Custom, version-controlled template(s) available for download here: OHE GitHub page. OHE GitHub page.

Our custom templates include extensive guidance and controlled vocabularies for most attributes.
Sub-packages are available for download covering the major One Health samples types (human/animal hosts, food, food facilities, and farm/environment). Users can choose to populate the full package, or one more more of the sub-packages.

A generic version of this template was published by NCBI in 2022.

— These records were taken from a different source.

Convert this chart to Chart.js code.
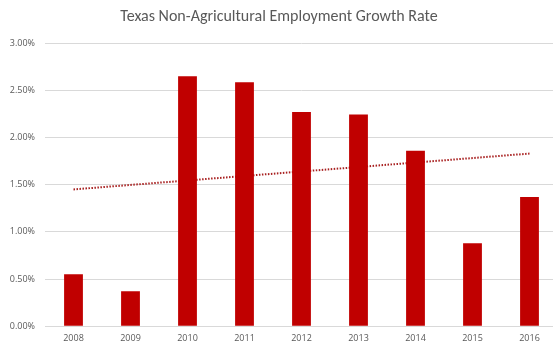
<!DOCTYPE html>
<html>
<head>
<meta charset="utf-8">
<script src="https://cdn.jsdelivr.net/npm/chart.js@4.4.1/dist/chart.umd.min.js"></script>
<style>
  html, body { margin: 0; padding: 0; background: #fff; overflow: hidden; }
  #wrap { width: 558px; height: 346px; }
</style>
</head>
<body>
<div id="wrap"><canvas id="growth-chart"></canvas></div>
<script>
// Data
const years = ["2008", "2009", "2010", "2011", "2012", "2013", "2014", "2015", "2016"];
const growthRate = [0.55, 0.37, 2.65, 2.585, 2.27, 2.245, 1.86, 0.88, 1.37];
// dotted linear trend: value at first and last year
const trendEnds = [1.45, 1.83];
const yTicks = [0, 0.5, 1, 1.5, 2, 2.5, 3];

const trendData = years.map((y, i) => i === 0 ? trendEnds[0] : (i === years.length - 1 ? trendEnds[1] : null));

new Chart(document.getElementById("growth-chart"), {
  type: 'bar',
  data: {
    labels: years,
    datasets: [
      {
        label: "Growth Rate",
        backgroundColor: "#C00000",
        data: growthRate,
        barPercentage: 0.66,
        categoryPercentage: 0.5,
        order: 1
      },
      {
        label: "Linear trend",
        type: "line",
        borderColor: "#A82020",
        borderWidth: 2,
        borderDash: [1.5, 1.5],
        pointRadius: 0,
        spanGaps: true,
        fill: false,
        data: trendData,
        order: 2
      }
    ]
  },
  options: {
    responsive: true,
    maintainAspectRatio: false,
    animation: false,
    layout: { padding: { left: 0, right: 0, top: 1, bottom: 3 } },
    plugins: {
      legend: { display: false },
      tooltip: { enabled: false },
      title: {
        display: true,
        text: 'Texas Non-Agricultural Employment Growth Rate',
        color: '#595959',
        font: { family: 'Carlito, Calibri, "Open Sans", sans-serif', size: 16, weight: 'normal' },
        padding: { top: 6, bottom: 17 }
      }
    },
    scales: {
      x: {
        grid: { display: false },
        border: { color: '#d9d9d9' },
        ticks: { color: '#595959', font: { family: '"Open Sans", sans-serif', size: 9 }, padding: -1 }
      },
      y: {
        min: 0,
        max: 3,
        afterBuildTicks: s => { s.ticks = yTicks.map(v => ({ value: v })); },
        afterFit: s => { s.width = 45; },
        grid: { color: '#d9d9d9', drawTicks: false },
        border: { display: false },
        ticks: {
          color: '#595959',
          padding: 10,
          font: { family: '"Open Sans", sans-serif', size: 9 },
          callback: v => v.toFixed(2) + '%'
        }
      }
    }
  }
});
</script>
</body>
</html>
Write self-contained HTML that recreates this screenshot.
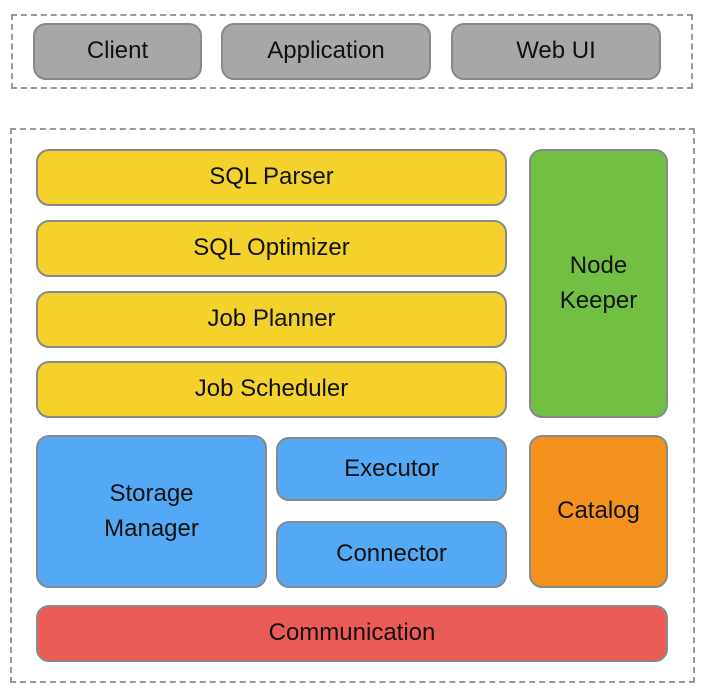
<!DOCTYPE html><html><head><style>
body{margin:0;width:706px;height:696px;background:#fff;position:relative;font-family:"Liberation Sans",sans-serif;overflow:hidden}
.d{position:absolute;border:2px dashed #999;box-sizing:border-box}
.b{position:absolute;box-sizing:border-box;border:2px solid #87898b;border-radius:13px;display:flex;align-items:center;justify-content:center;text-align:center;font-size:24px;color:#111;line-height:1.45}
.g{background:#a6a8a7}.y{background:#f4d12b}.gr{background:#72c043}.bl{background:#54a9f5}.o{background:#f3921f}.r{background:#eb5b55}
</style></head><body>
<div class="d" style="left:11px;top:14px;width:682px;height:75px"></div>
<div class="b g" style="left:33px;top:23px;width:169px;height:57px">Client</div>
<div class="b g" style="left:221px;top:23px;width:210px;height:57px">Application</div>
<div class="b g" style="left:451px;top:23px;width:210px;height:57px">Web UI</div>
<div class="d" style="left:10px;top:128px;width:685px;height:555px"></div>
<div class="b y" style="left:36px;top:149px;width:471px;height:57px">SQL Parser</div>
<div class="b y" style="left:36px;top:220px;width:471px;height:57px">SQL Optimizer</div>
<div class="b y" style="left:36px;top:291px;width:471px;height:57px">Job Planner</div>
<div class="b y" style="left:36px;top:361px;width:471px;height:57px">Job Scheduler</div>
<div class="b gr" style="left:529px;top:149px;width:139px;height:269px">Node<br>Keeper</div>
<div class="b bl" style="left:36px;top:435px;width:231px;height:153px">Storage<br>Manager</div>
<div class="b bl" style="left:276px;top:437px;width:231px;height:64px">Executor</div>
<div class="b bl" style="left:276px;top:521px;width:231px;height:67px">Connector</div>
<div class="b o" style="left:529px;top:435px;width:139px;height:153px">Catalog</div>
<div class="b r" style="left:36px;top:605px;width:632px;height:57px">Communication</div>
</body></html>
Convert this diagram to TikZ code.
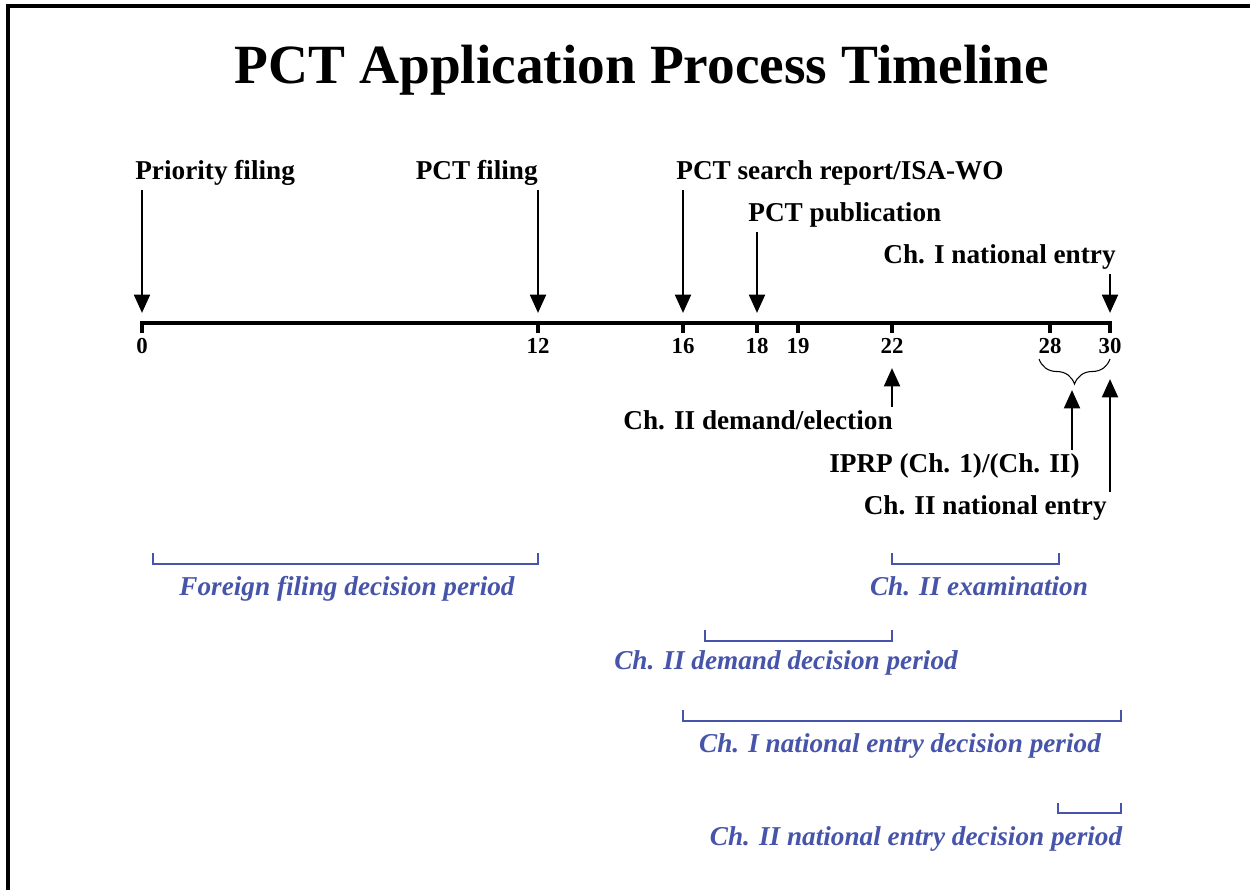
\documentclass[tikz,border=0pt]{standalone}
\usepackage{fontspec}
\setmainfont{Liberation Serif}
\usetikzlibrary{arrows.meta,decorations.pathreplacing,calc}
\definecolor{pblue}{RGB}{70,84,170}
\begin{document}
\begin{tikzpicture}[x=0.02cm,y=-0.02cm,
  lbl/.style={font=\fontsize{15.5}{18}\selectfont\bfseries, inner sep=0pt},
  num/.style={font=\fontsize{13}{15}\selectfont\bfseries, inner sep=0pt},
  per/.style={font=\fontsize{15.5}{18}\selectfont\bfseries\itshape, text=pblue, inner sep=0pt, anchor=base},
  evarrow/.style={line width=1.6pt, -{Triangle[width=9pt,length=10.5pt]}},
  bracket/.style={draw=pblue, line width=1.3pt},
  tickmark/.style={line width=1.8pt}]

\useasboundingbox (0,0) rectangle (1250,890);
\fill[white] (0,0) rectangle (1250,890);
\draw[line width=2pt] (8,890) -- (8,6) -- (1250,6);

% title
\node[font=\fontsize{31.5}{36}\selectfont\bfseries, inner sep=0pt] (title) at (642,70) {PCT Application Process Timeline};

% timeline
\foreach \m/\x in {0/142,12/538,16/683,18/757,19/798,22/892,28/1050,30/1110} {
  \coordinate (t\m) at (\x,323);
  \node[num] (n\m) at (\x,346) {\m};
}
\draw[tickmark] ($(t0)+(0,10)$) -- (t0) -- (t30) -- ($(t30)+(0,10)$);
\foreach \m in {12,16,18,19,22,28} { \draw[tickmark] (t\m) -- ($(t\m)+(0,10)$); }

% events above
\node[lbl, anchor=base west] (lprio) at (135,179) {Priority filing};
\node[lbl, anchor=base east] (lpct) at (538,179) {PCT filing};
\node[lbl, anchor=base west] (lsearch) at (676,179) {PCT search report/ISA-WO};
\node[lbl, anchor=base west] (lpub) at (748,221) {PCT publication};
\node[lbl, anchor=base east] (lentry1) at (1116,263) {Ch. I national entry};

\draw[evarrow] ($(lprio.south -| t0)+(0,5)$) -- ($(t0)+(0,-10)$);
\draw[evarrow] ($(lpct.south -| t12)+(0,5)$) -- ($(t12)+(0,-10)$);
\draw[evarrow] ($(lsearch.south -| t16)+(0,5)$) -- ($(t16)+(0,-10)$);
\draw[evarrow] ($(lpub.south -| t18)+(0,5)$) -- ($(t18)+(0,-10)$);
\draw[evarrow] ($(lentry1.south -| t30)+(0,5)$) -- ($(t30)+(0,-10)$);

% events below
\node[lbl, anchor=base east] (ldemand) at (893,429) {Ch. II demand/election};
\node[lbl, anchor=base east] (liprp) at (1080,472) {IPRP (Ch. 1)/(Ch. II)};
\node[lbl, anchor=base east] (lentry2) at (1107,514) {Ch. II national entry};

\draw[line width=0.6pt, decorate, decoration={brace, mirror, amplitude=0.5cm}] (1039,359) -- (1110,359);
\coordinate (bracetip) at (1072,390);

\draw[evarrow] ($(ldemand.north -| t22)+(0,-3)$) -- ($(t22)+(0,45)$);
\draw[evarrow] ($(liprp.north -| bracetip)+(0,-3)$) -- (bracetip);
\draw[evarrow] ($(lentry2.north -| t30)+(0,-3)$) -- ($(t30)+(0,56)$);

% periods
\coordinate (f1) at (153,553); \coordinate (f2) at (538,553);
\draw[bracket] (f1) -- ++(0,11) -| (f2);
\node[per] (pforeign) at (347,595) {Foreign filing decision period};

\coordinate (e1) at (892,553); \coordinate (e2) at (1059,553);
\draw[bracket] (e1) -- ++(0,11) -| (e2);
\node[per] (pexam) at (979,595) {Ch. II examination};

\coordinate (d1) at (705,630); \coordinate (d2) at (892,630);
\draw[bracket] (d1) -- ++(0,11) -| (d2);
\node[per] (pdemand) at (786,669) {Ch. II demand decision period};

\coordinate (c1) at (683,710); \coordinate (c2) at (1121,710);
\draw[bracket] (c1) -- ++(0,11) -| (c2);
\node[per] (pentry1) at (900,752) {Ch. I national entry decision period};

\coordinate (g1) at (1058,803); \coordinate (g2) at (1121,803);
\draw[bracket] (g1) -- ++(0,10) -| (g2);
\node[per] (pentry2) at (916,845) {Ch. II national entry decision period};
\end{tikzpicture}
\end{document}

SRA sequence metadata template

Template for SRA metadata submission:

Download the generic "Metadata spreadsheet with sample names" file from the NCBI Submission Templates page:

https://submit.ncbi.nlm.nih.gov/templates/

And follow the guidance in the following table:

PRO TIPS:

If you have sequences to submit that belong to more than one BioProject, create a separate submission + metadata table for each of your BioProjects.
Entering fastq filenames in the spreadsheet : On a Mac, you can directly copy the file names from the folder into a spreadsheet. This is not possible on a PC using copy and paste but can be done with some command-line operation.
Finally, it is important to develop a QA/QC step to make sure the files are associated with the correct sample name. For example, use a left function in excel to strip of the appended text in the file name and then use the exact match to make sure the name matches the sample name.

3.1.

A	B	C
Field	Description	Example
sample_name	Include the same ID here as you entered for "sample_name" in the BioSample submission template. Populate this field using the values in the PHA4GE specification for "specimen collector sample ID".	UT-12345
library_ID	The library name should be a unique ID relevant to your workflow. It can be an autogenerated ID from your LIMS system or a modification of your sample_name. Populate this field using the values in the PHA4GE specification for "library_id".	UT-12345.6
Title	Short, free text description that identifies the data on public pages. For Example: {methodology} of {organism}: {sample_name}	WGS of Salmonella enterica: UT-12345
library_strategy	Overall sequencing strategy or approach. Choose from NCBI pick list	See NCBI SRA pick list. (e.g. WGS)
library_source	molecule type used to make the library	See NCBI SRA pick list. (e.g. Genomic)
library_selection	Library capture method	See NCBI SRA pick list. (e.g. random, PCR)
Library_layout	Choose from NCBI pick list	See NCBI SRA pick list, choose "paired"
platform	Sequencing platform	See NCBI SRA pick list. (e.g., Illumina).
instrument_model	Name of the sequencing instrument.	See NCBI SRA pick list. (e.g. Illumina MiSeq, iSeq 100)
Design_description	Free text description of methods
Filetype	File format name for the raw sequence data Choose from NCBI pick list	See NCBI SRA pick list. (e.g. Fastq)
Filename	include ALL of the files resulting from this library. **Add additional fields if there are more than two files (e.g. Filename3). Populate this field using the values in the PHA4GE specification for "r1 fastq filename".	genome_r1.fastq (*must be exact)
Filename2	genome_r2.fastq (*must be exact) Populate this field using the values in the PHA4GE specification for "r2 fastq filename".	genome_r2.fastq (*must be exact)
Filename3-8	list other fastq file names (e.g. for NextSeq data)

Save the second sheet (SRA_data) as a TSV (tab-delimited file) for upload in the “SRA metadata” tab within the submission portal.

*NCBI should also accept the original excel formatted file.